*Exercise objective*: Extract all lines containing "code".

*Data lines*:
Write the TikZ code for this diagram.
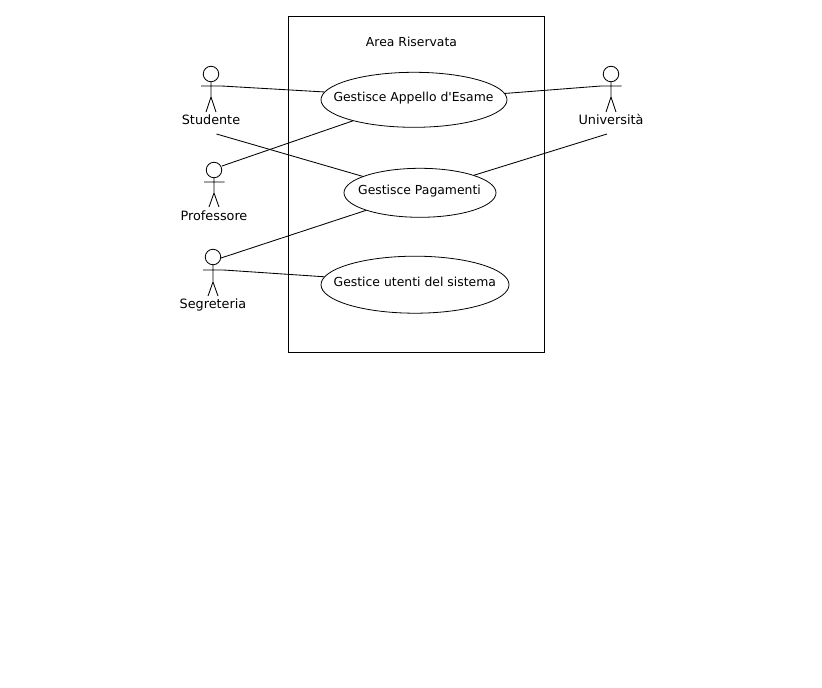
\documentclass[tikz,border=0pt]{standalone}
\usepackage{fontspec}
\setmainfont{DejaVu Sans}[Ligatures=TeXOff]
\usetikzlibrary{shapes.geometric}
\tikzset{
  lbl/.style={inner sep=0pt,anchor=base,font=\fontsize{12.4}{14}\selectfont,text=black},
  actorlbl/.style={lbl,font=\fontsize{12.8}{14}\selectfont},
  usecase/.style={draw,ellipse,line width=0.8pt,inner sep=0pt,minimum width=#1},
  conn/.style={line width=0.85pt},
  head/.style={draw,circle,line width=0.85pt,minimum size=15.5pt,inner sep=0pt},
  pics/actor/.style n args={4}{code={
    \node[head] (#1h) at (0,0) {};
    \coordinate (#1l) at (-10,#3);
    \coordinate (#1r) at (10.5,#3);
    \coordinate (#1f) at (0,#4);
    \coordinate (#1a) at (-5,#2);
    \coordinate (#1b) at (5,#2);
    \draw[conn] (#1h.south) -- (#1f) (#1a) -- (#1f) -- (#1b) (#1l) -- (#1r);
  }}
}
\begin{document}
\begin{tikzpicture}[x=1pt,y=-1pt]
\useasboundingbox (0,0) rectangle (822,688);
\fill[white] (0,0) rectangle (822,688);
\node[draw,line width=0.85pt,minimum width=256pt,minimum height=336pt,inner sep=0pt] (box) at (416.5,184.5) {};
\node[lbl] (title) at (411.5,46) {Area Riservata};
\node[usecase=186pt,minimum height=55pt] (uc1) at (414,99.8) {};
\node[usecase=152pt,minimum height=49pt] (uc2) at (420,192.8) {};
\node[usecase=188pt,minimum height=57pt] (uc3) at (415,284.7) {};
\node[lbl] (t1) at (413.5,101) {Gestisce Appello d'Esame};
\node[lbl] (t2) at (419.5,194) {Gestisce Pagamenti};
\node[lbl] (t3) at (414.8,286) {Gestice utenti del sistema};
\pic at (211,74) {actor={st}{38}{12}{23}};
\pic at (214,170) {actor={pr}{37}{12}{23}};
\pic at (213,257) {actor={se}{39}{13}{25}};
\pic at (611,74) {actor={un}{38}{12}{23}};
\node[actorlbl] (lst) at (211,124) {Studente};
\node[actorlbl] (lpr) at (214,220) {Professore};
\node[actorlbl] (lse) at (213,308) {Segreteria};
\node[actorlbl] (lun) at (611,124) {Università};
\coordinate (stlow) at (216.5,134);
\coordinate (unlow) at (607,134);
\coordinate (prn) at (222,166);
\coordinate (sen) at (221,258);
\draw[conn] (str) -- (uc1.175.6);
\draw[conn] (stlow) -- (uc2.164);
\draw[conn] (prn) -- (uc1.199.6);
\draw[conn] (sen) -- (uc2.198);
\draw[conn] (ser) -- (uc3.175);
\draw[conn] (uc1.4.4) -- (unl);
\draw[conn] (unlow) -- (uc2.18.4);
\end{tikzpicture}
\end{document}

*Reply*:
Write the TikZ code for this diagram.
  pics/actor/.style n args={4}{code={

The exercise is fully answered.